A research institute in Cambridge, Mass., has received $120,646 to investigate "the impact of home environment" on adolescent sexual activity. The Rand Corp. in Santa Monica, Calif., has been awarded $143,868 to explore the extent to which parental supervision affects a child's likelihood of having sex before marriage.
And at the University of Michigan's Institute for Social Research, a team of researchers will receive $77,984 to determine, among other things, why teen-agers have sex in their homes.
These and nine other federal grants totaling $1.2 million were made last fall under the Adolescent Family Life program, the federal government's new campaign to curb sex among teen-agers. In the words of its authorizing legislation, the program is supposed to fund research into the "societal causes and consequences of adolescent premarital sexual relations."

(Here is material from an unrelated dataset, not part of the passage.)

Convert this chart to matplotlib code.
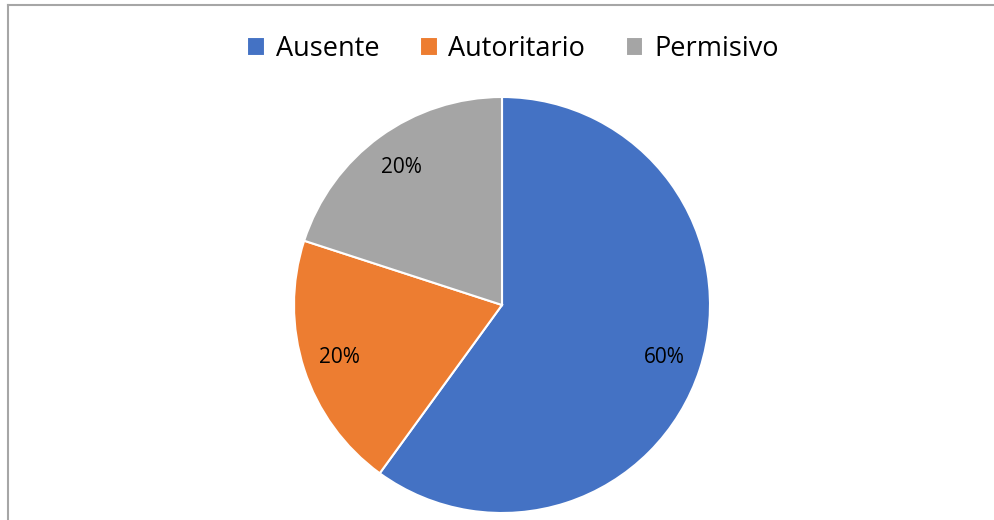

Skeptics wonder about the need to spend federal funds investigating the causes of premarital sex, but researchers insist there is much to learn.
Arland D. Thornton at the University of Michigan says his team, with earlier federal awards from the National Institutes of Health, has spent years interviewing more than 1,800 parents and children about their attitudes regarding sex.
Once Congress created the Adolescent Family Life program, Thornton found a new agency from which to seek federal support. One of the social research institute's earlier findings, he said, is that "many teen-agers report they are having sex at their homes."
"I think what's going on is that children are finding vacant homes and their children have enough confidence to have sex without their parents knowing about it . . . . This is opposed to old stereotypes, such as cars."
Thornton said the data could help shape "educational programs" but noted that there is much work to be done.